#### Written instruction
Emit the data below verbatim, stripping out any pictures.

#### Recorded data
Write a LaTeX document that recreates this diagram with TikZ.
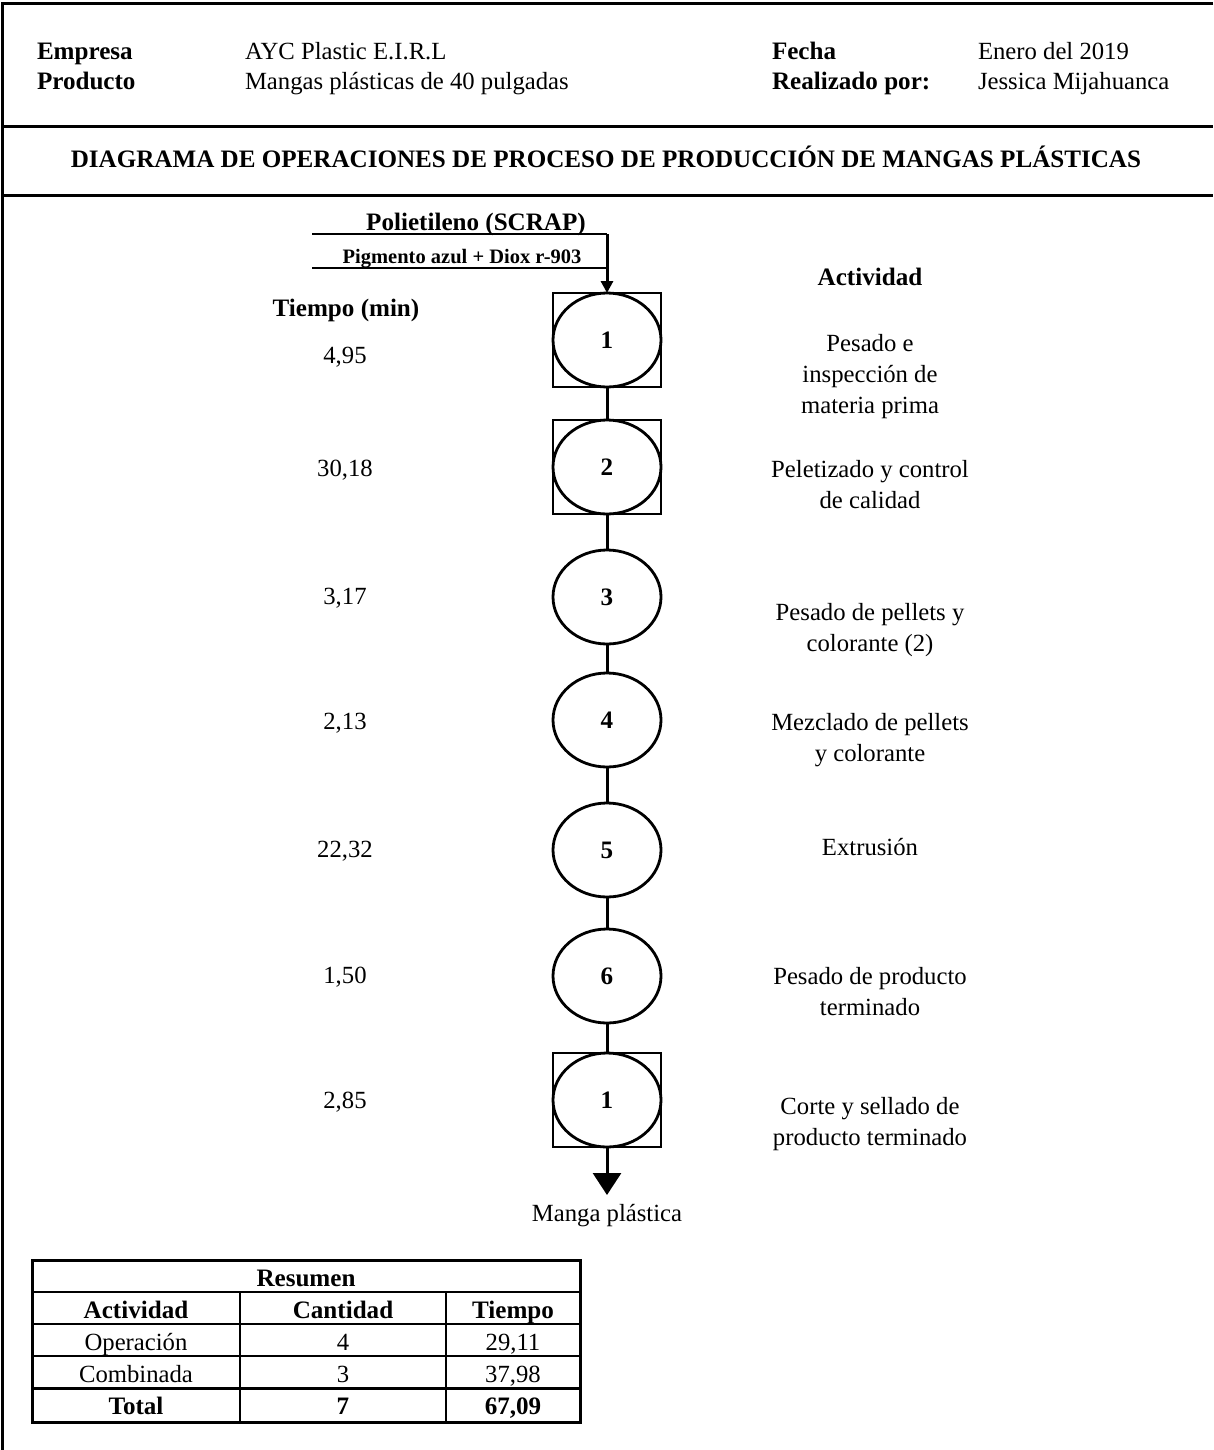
\documentclass[tikz,border=0pt]{standalone}
\usepackage{fontspec}
\setmainfont{Liberation Serif}
\usetikzlibrary{shapes.geometric,arrows.meta}

\begin{document}
\begin{tikzpicture}[x=1pt,y=-1pt,
  every node/.style={inner sep=0pt, outer sep=0pt},
  txt/.style={font=\fontsize{24.7}{31}\selectfont},
  bold/.style={font=\fontsize{25.1}{31}\selectfont\bfseries},
  smallbold/.style={font=\fontsize{20.5}{24}\selectfont\bfseries},
  multi/.style={txt, align=center, anchor=north},
  frameline/.style={line width=3pt},
  oper/.style={ellipse, draw, line width=2.8pt, minimum width=108pt, minimum height=94pt,
    font=\fontsize{25.1}{31}\selectfont\bfseries},
  combo/.style={rectangle, draw, line width=2.6pt, minimum width=108pt, minimum height=94pt},
  flow/.style={line width=3pt},
  feed/.style={line width=2pt},
  thinrule/.style={line width=1.5pt},
  thickrule/.style={line width=3pt},
]
\useasboundingbox (0,0) rectangle (1213,1450);

% outer frame and header rules
\draw[frameline] (1213,4) -- (2,4) -- (2,1450);
\draw[frameline] (2,127) -- (1213,127);
\draw[frameline] (2,196) -- (1213,196);

% header data
\node[bold, anchor=base west] (lblEmp) at (37,59.5) {Empresa};
\node[bold, anchor=base west] (lblProd) at (37,90) {Producto};
\node[txt, anchor=base west] (valEmp) at (245,59.5) {AYC Plastic E.I.R.L};
\node[txt, anchor=base west] (valProd) at (245,90) {Mangas plásticas de 40 pulgadas};
\node[bold, anchor=base west] (lblFecha) at (772,59.5) {Fecha};
\node[bold, anchor=base west] (lblAutor) at (772,90) {Realizado por:};
\node[txt, anchor=base west] (valFecha) at (978,59.5) {Enero del 2019};
\node[txt, anchor=base west] (valAutor) at (978,90) {Jessica Mijahuanca};

\node[bold, anchor=base] (title) at (606,168)
  {DIAGRAMA DE OPERACIONES DE PROCESO DE PRODUCCIÓN DE MANGAS PLÁSTICAS};

% column headings
\node[bold, anchor=base] (hTiempo) at (346,316.7) {Tiempo (min)};
\node[bold, anchor=base] (hAct) at (870,285) {Actividad};

% process symbols
\node[combo] (b1) at (607,340) {};
\node[oper] (c1) at (607,340) {1};
\node[combo] (b2) at (607,467) {};
\node[oper] (c2) at (607,467) {2};
\node[oper] (c3) at (607,597) {3};
\node[oper] (c4) at (607,720) {4};
\node[oper] (c5) at (607,850) {5};
\node[oper] (c6) at (607,976) {6};
\node[combo] (b7) at (607,1100) {};
\node[oper] (c7) at (607,1100) {1};

% raw material inputs
\coordinate (p1) at (312,234);
\coordinate (j1) at (607,234);
\coordinate (p2) at (312,268);
\coordinate (j2) at (607,268);
\node[bold, anchor=base] (inPoli) at (476,230.5) {Polietileno (SCRAP)};
\node[smallbold, anchor=base] (inPig) at (462,263) {Pigmento azul + Diox r-903};
\draw[feed] (p1) -- (j1);
\draw[feed] (p2) -- (j2);
\draw[flow, -{Triangle[width=12pt,length=12pt]}] (j1) -- (b1.north);

% flow between operations
\draw[flow] (b1.south) -- (b2.north);
\draw[flow] (b2.south) -- (c3.north);
\draw[flow] (c3.south) -- (c4.north);
\draw[flow] (c4.south) -- (c5.north);
\draw[flow] (c5.south) -- (c6.north);
\draw[flow] (c6.south) -- (b7.north);
\coordinate (outTip) at (607,1195);
\draw[flow, -{Triangle[width=28pt,length=22pt]}] (b7.south) -- (outTip);
\node[txt, anchor=base] (outLbl) at (607,1221) {Manga plástica};

% times
\node[txt, anchor=base] (t1) at (345,363) {4,95};
\node[txt, anchor=base] (t2) at (345,476) {30,18};
\node[txt, anchor=base] (t3) at (345,604) {3,17};
\node[txt, anchor=base] (t4) at (345,729) {2,13};
\node[txt, anchor=base] (t5) at (345,857) {22,32};
\node[txt, anchor=base] (t6) at (345,983) {1,50};
\node[txt, anchor=base] (t7) at (345,1108) {2,85};

% activity descriptions
\node[multi] (a1) at (870,334.5) {Pesado e\\inspección de\\materia prima};
\node[multi] (a2) at (870,460.5) {Peletizado y control\\de calidad};
\node[multi] (a3) at (870,603.5) {Pesado de pellets y\\colorante (2)};
\node[multi] (a4) at (870,713.5) {Mezclado de pellets\\y colorante};
\node[txt, anchor=base] (a5) at (870,855.5) {Extrusión};
\node[multi] (a6) at (870,967.5) {Pesado de producto\\terminado};
\node[multi] (a7) at (870,1097.5) {Corte y sellado de\\producto terminado};

% summary table
\draw[thinrule] (32,1292) -- (580,1292);
\draw[thinrule] (32,1324) -- (580,1324);
\draw[thinrule] (32,1356) -- (580,1356);
\draw[thinrule] (240,1292) -- (240,1422);
\draw[thinrule] (446,1292) -- (446,1422);
\draw[thickrule] (32,1388) -- (580,1388);
\draw[thickrule] (32,1260) rectangle (580,1422);

\node[bold, anchor=base] (rTitle) at (306,1286) {Resumen};
\node[bold, anchor=base] (rH1) at (136,1318) {Actividad};
\node[bold, anchor=base] (rH2) at (343,1318) {Cantidad};
\node[bold, anchor=base] (rH3) at (513,1318) {Tiempo};
\node[txt, anchor=base] (rA1) at (136,1350) {Operación};
\node[txt, anchor=base] (rA2) at (343,1350) {4};
\node[txt, anchor=base] (rA3) at (513,1350) {29,11};
\node[txt, anchor=base] (rB1) at (136,1382) {Combinada};
\node[txt, anchor=base] (rB2) at (343,1382) {3};
\node[txt, anchor=base] (rB3) at (513,1382) {37,98};
\node[bold, anchor=base] (rT1) at (136,1414) {Total};
\node[bold, anchor=base] (rT2) at (343,1414) {7};
\node[bold, anchor=base] (rT3) at (513,1414) {67,09};
\end{tikzpicture}
\end{document}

#### Output below
Write a LaTeX document that recreates this diagram with TikZ.
\documentclass[tikz,border=0pt]{standalone}
\usepackage{fontspec}
\setmainfont{Liberation Serif}
\usetikzlibrary{shapes.geometric,arrows.meta}

\begin{document}
\begin{tikzpicture}[x=1pt,y=-1pt,
  every node/.style={inner sep=0pt, outer sep=0pt},
  txt/.style={font=\fontsize{24.7}{31}\selectfont},
  bold/.style={font=\fontsize{25.1}{31}\selectfont\bfseries},
  smallbold/.style={font=\fontsize{20.5}{24}\selectfont\bfseries},
  multi/.style={txt, align=center, anchor=north},
  frameline/.style={line width=3pt},
  oper/.style={ellipse, draw, line width=2.8pt, minimum width=108pt, minimum height=94pt,
    font=\fontsize{25.1}{31}\selectfont\bfseries},
  combo/.style={rectangle, draw, line width=2.6pt, minimum width=108pt, minimum height=94pt},
  flow/.style={line width=3pt},
  feed/.style={line width=2pt},
  thinrule/.style={line width=1.5pt},
  thickrule/.style={line width=3pt},
]
\useasboundingbox (0,0) rectangle (1213,1450);

% outer frame and header rules
\draw[frameline] (1213,4) -- (2,4) -- (2,1450);
\draw[frameline] (2,127) -- (1213,127);
\draw[frameline] (2,196) -- (1213,196);

% header data
\node[bold, anchor=base west] (lblEmp) at (37,59.5) {Empresa};
\node[bold, anchor=base west] (lblProd) at (37,90) {Producto};
\node[txt, anchor=base west] (valEmp) at (245,59.5) {AYC Plastic E.I.R.L};
\node[txt, anchor=base west] (valProd) at (245,90) {Mangas plásticas de 40 pulgadas};
\node[bold, anchor=base west] (lblFecha) at (772,59.5) {Fecha};
\node[bold, anchor=base west] (lblAutor) at (772,90) {Realizado por:};
\node[txt, anchor=base west] (valFecha) at (978,59.5) {Enero del 2019};
\node[txt, anchor=base west] (valAutor) at (978,90) {Jessica Mijahuanca};

\node[bold, anchor=base] (title) at (606,168)
  {DIAGRAMA DE OPERACIONES DE PROCESO DE PRODUCCIÓN DE MANGAS PLÁSTICAS};

% column headings
\node[bold, anchor=base] (hTiempo) at (346,316.7) {Tiempo (min)};
\node[bold, anchor=base] (hAct) at (870,285) {Actividad};

% process symbols
\node[combo] (b1) at (607,340) {};
\node[oper] (c1) at (607,340) {1};
\node[combo] (b2) at (607,467) {};
\node[oper] (c2) at (607,467) {2};
\node[oper] (c3) at (607,597) {3};
\node[oper] (c4) at (607,720) {4};
\node[oper] (c5) at (607,850) {5};
\node[oper] (c6) at (607,976) {6};
\node[combo] (b7) at (607,1100) {};
\node[oper] (c7) at (607,1100) {1};

% raw material inputs
\coordinate (p1) at (312,234);
\coordinate (j1) at (607,234);
\coordinate (p2) at (312,268);
\coordinate (j2) at (607,268);
\node[bold, anchor=base] (inPoli) at (476,230.5) {Polietileno (SCRAP)};
\node[smallbold, anchor=base] (inPig) at (462,263) {Pigmento azul + Diox r-903};
\draw[feed] (p1) -- (j1);
\draw[feed] (p2) -- (j2);
\draw[flow, -{Triangle[width=12pt,length=12pt]}] (j1) -- (b1.north);

% flow between operations
\draw[flow] (b1.south) -- (b2.north);
\draw[flow] (b2.south) -- (c3.north);
\draw[flow] (c3.south) -- (c4.north);
\draw[flow] (c4.south) -- (c5.north);
\draw[flow] (c5.south) -- (c6.north);
\draw[flow] (c6.south) -- (b7.north);
\coordinate (outTip) at (607,1195);
\draw[flow, -{Triangle[width=28pt,length=22pt]}] (b7.south) -- (outTip);
\node[txt, anchor=base] (outLbl) at (607,1221) {Manga plástica};

% times
\node[txt, anchor=base] (t1) at (345,363) {4,95};
\node[txt, anchor=base] (t2) at (345,476) {30,18};
\node[txt, anchor=base] (t3) at (345,604) {3,17};
\node[txt, anchor=base] (t4) at (345,729) {2,13};
\node[txt, anchor=base] (t5) at (345,857) {22,32};
\node[txt, anchor=base] (t6) at (345,983) {1,50};
\node[txt, anchor=base] (t7) at (345,1108) {2,85};

% activity descriptions
\node[multi] (a1) at (870,334.5) {Pesado e\\inspección de\\materia prima};
\node[multi] (a2) at (870,460.5) {Peletizado y control\\de calidad};
\node[multi] (a3) at (870,603.5) {Pesado de pellets y\\colorante (2)};
\node[multi] (a4) at (870,713.5) {Mezclado de pellets\\y colorante};
\node[txt, anchor=base] (a5) at (870,855.5) {Extrusión};
\node[multi] (a6) at (870,967.5) {Pesado de producto\\terminado};
\node[multi] (a7) at (870,1097.5) {Corte y sellado de\\producto terminado};

% summary table
\draw[thinrule] (32,1292) -- (580,1292);
\draw[thinrule] (32,1324) -- (580,1324);
\draw[thinrule] (32,1356) -- (580,1356);
\draw[thinrule] (240,1292) -- (240,1422);
\draw[thinrule] (446,1292) -- (446,1422);
\draw[thickrule] (32,1388) -- (580,1388);
\draw[thickrule] (32,1260) rectangle (580,1422);

\node[bold, anchor=base] (rTitle) at (306,1286) {Resumen};
\node[bold, anchor=base] (rH1) at (136,1318) {Actividad};
\node[bold, anchor=base] (rH2) at (343,1318) {Cantidad};
\node[bold, anchor=base] (rH3) at (513,1318) {Tiempo};
\node[txt, anchor=base] (rA1) at (136,1350) {Operación};
\node[txt, anchor=base] (rA2) at (343,1350) {4};
\node[txt, anchor=base] (rA3) at (513,1350) {29,11};
\node[txt, anchor=base] (rB1) at (136,1382) {Combinada};
\node[txt, anchor=base] (rB2) at (343,1382) {3};
\node[txt, anchor=base] (rB3) at (513,1382) {37,98};
\node[bold, anchor=base] (rT1) at (136,1414) {Total};
\node[bold, anchor=base] (rT2) at (343,1414) {7};
\node[bold, anchor=base] (rT3) at (513,1414) {67,09};
\end{tikzpicture}
\end{document}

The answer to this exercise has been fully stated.